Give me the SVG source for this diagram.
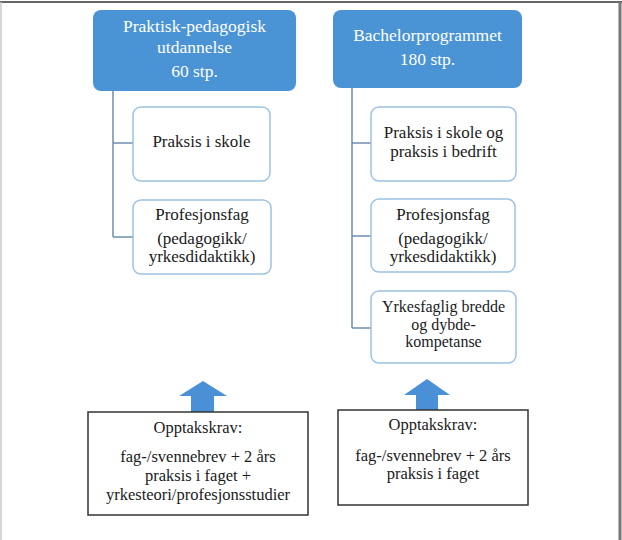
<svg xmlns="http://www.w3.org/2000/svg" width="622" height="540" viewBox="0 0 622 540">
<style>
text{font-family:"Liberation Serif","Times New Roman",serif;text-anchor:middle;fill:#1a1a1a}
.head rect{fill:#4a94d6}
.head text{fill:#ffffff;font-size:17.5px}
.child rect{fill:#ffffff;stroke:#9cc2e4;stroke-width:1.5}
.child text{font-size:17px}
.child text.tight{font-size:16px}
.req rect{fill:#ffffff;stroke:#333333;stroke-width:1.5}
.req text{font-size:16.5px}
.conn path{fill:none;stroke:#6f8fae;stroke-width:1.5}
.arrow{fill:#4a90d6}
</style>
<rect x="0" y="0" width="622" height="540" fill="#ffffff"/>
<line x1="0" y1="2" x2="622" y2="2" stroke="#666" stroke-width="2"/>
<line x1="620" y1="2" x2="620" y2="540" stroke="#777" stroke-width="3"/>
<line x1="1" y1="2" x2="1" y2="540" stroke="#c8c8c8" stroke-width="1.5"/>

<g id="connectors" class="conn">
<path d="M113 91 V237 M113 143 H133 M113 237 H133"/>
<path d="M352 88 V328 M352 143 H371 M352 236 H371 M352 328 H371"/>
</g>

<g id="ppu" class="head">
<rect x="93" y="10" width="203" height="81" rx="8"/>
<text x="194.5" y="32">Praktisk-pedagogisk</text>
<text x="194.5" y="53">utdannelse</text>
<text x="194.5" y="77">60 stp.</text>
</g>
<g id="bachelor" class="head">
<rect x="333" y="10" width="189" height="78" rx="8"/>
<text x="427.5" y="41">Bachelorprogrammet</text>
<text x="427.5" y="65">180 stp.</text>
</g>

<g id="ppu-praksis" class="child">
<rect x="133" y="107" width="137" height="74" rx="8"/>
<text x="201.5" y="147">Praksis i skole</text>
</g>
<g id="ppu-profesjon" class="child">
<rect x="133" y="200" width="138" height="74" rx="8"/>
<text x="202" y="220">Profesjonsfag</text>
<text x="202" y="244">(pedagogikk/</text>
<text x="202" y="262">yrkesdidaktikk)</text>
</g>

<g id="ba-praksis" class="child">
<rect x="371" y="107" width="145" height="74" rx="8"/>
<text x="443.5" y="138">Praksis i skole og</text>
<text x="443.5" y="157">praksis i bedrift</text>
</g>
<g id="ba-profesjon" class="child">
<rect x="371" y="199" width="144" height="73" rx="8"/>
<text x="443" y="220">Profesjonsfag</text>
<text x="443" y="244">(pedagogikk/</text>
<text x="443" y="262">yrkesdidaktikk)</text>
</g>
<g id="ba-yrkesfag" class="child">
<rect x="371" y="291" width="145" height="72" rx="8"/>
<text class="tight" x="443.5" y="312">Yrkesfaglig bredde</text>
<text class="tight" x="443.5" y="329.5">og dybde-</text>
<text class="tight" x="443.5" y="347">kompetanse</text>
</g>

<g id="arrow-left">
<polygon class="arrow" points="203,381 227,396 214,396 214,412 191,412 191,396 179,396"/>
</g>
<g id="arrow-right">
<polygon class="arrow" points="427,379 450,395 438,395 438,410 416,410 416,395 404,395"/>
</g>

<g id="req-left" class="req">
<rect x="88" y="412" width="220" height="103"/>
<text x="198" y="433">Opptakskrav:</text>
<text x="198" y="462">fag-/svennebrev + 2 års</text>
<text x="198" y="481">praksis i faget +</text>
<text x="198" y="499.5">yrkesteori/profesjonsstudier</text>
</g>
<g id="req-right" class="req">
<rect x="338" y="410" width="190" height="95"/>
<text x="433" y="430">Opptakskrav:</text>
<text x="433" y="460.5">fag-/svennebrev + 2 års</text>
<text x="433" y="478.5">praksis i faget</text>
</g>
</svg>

......

Repeat the material above in full and unchanged, minus its images.

[Finished answer]
Give me the SVG source for this diagram.
<svg xmlns="http://www.w3.org/2000/svg" width="622" height="540" viewBox="0 0 622 540">
<style>
text{font-family:"Liberation Serif","Times New Roman",serif;text-anchor:middle;fill:#1a1a1a}
.head rect{fill:#4a94d6}
.head text{fill:#ffffff;font-size:17.5px}
.child rect{fill:#ffffff;stroke:#9cc2e4;stroke-width:1.5}
.child text{font-size:17px}
.child text.tight{font-size:16px}
.req rect{fill:#ffffff;stroke:#333333;stroke-width:1.5}
.req text{font-size:16.5px}
.conn path{fill:none;stroke:#6f8fae;stroke-width:1.5}
.arrow{fill:#4a90d6}
</style>
<rect x="0" y="0" width="622" height="540" fill="#ffffff"/>
<line x1="0" y1="2" x2="622" y2="2" stroke="#666" stroke-width="2"/>
<line x1="620" y1="2" x2="620" y2="540" stroke="#777" stroke-width="3"/>
<line x1="1" y1="2" x2="1" y2="540" stroke="#c8c8c8" stroke-width="1.5"/>

<g id="connectors" class="conn">
<path d="M113 91 V237 M113 143 H133 M113 237 H133"/>
<path d="M352 88 V328 M352 143 H371 M352 236 H371 M352 328 H371"/>
</g>

<g id="ppu" class="head">
<rect x="93" y="10" width="203" height="81" rx="8"/>
<text x="194.5" y="32">Praktisk-pedagogisk</text>
<text x="194.5" y="53">utdannelse</text>
<text x="194.5" y="77">60 stp.</text>
</g>
<g id="bachelor" class="head">
<rect x="333" y="10" width="189" height="78" rx="8"/>
<text x="427.5" y="41">Bachelorprogrammet</text>
<text x="427.5" y="65">180 stp.</text>
</g>

<g id="ppu-praksis" class="child">
<rect x="133" y="107" width="137" height="74" rx="8"/>
<text x="201.5" y="147">Praksis i skole</text>
</g>
<g id="ppu-profesjon" class="child">
<rect x="133" y="200" width="138" height="74" rx="8"/>
<text x="202" y="220">Profesjonsfag</text>
<text x="202" y="244">(pedagogikk/</text>
<text x="202" y="262">yrkesdidaktikk)</text>
</g>

<g id="ba-praksis" class="child">
<rect x="371" y="107" width="145" height="74" rx="8"/>
<text x="443.5" y="138">Praksis i skole og</text>
<text x="443.5" y="157">praksis i bedrift</text>
</g>
<g id="ba-profesjon" class="child">
<rect x="371" y="199" width="144" height="73" rx="8"/>
<text x="443" y="220">Profesjonsfag</text>
<text x="443" y="244">(pedagogikk/</text>
<text x="443" y="262">yrkesdidaktikk)</text>
</g>
<g id="ba-yrkesfag" class="child">
<rect x="371" y="291" width="145" height="72" rx="8"/>
<text class="tight" x="443.5" y="312">Yrkesfaglig bredde</text>
<text class="tight" x="443.5" y="329.5">og dybde-</text>
<text class="tight" x="443.5" y="347">kompetanse</text>
</g>

<g id="arrow-left">
<polygon class="arrow" points="203,381 227,396 214,396 214,412 191,412 191,396 179,396"/>
</g>
<g id="arrow-right">
<polygon class="arrow" points="427,379 450,395 438,395 438,410 416,410 416,395 404,395"/>
</g>

<g id="req-left" class="req">
<rect x="88" y="412" width="220" height="103"/>
<text x="198" y="433">Opptakskrav:</text>
<text x="198" y="462">fag-/svennebrev + 2 års</text>
<text x="198" y="481">praksis i faget +</text>
<text x="198" y="499.5">yrkesteori/profesjonsstudier</text>
</g>
<g id="req-right" class="req">
<rect x="338" y="410" width="190" height="95"/>
<text x="433" y="430">Opptakskrav:</text>
<text x="433" y="460.5">fag-/svennebrev + 2 års</text>
<text x="433" y="478.5">praksis i faget</text>
</g>
</svg>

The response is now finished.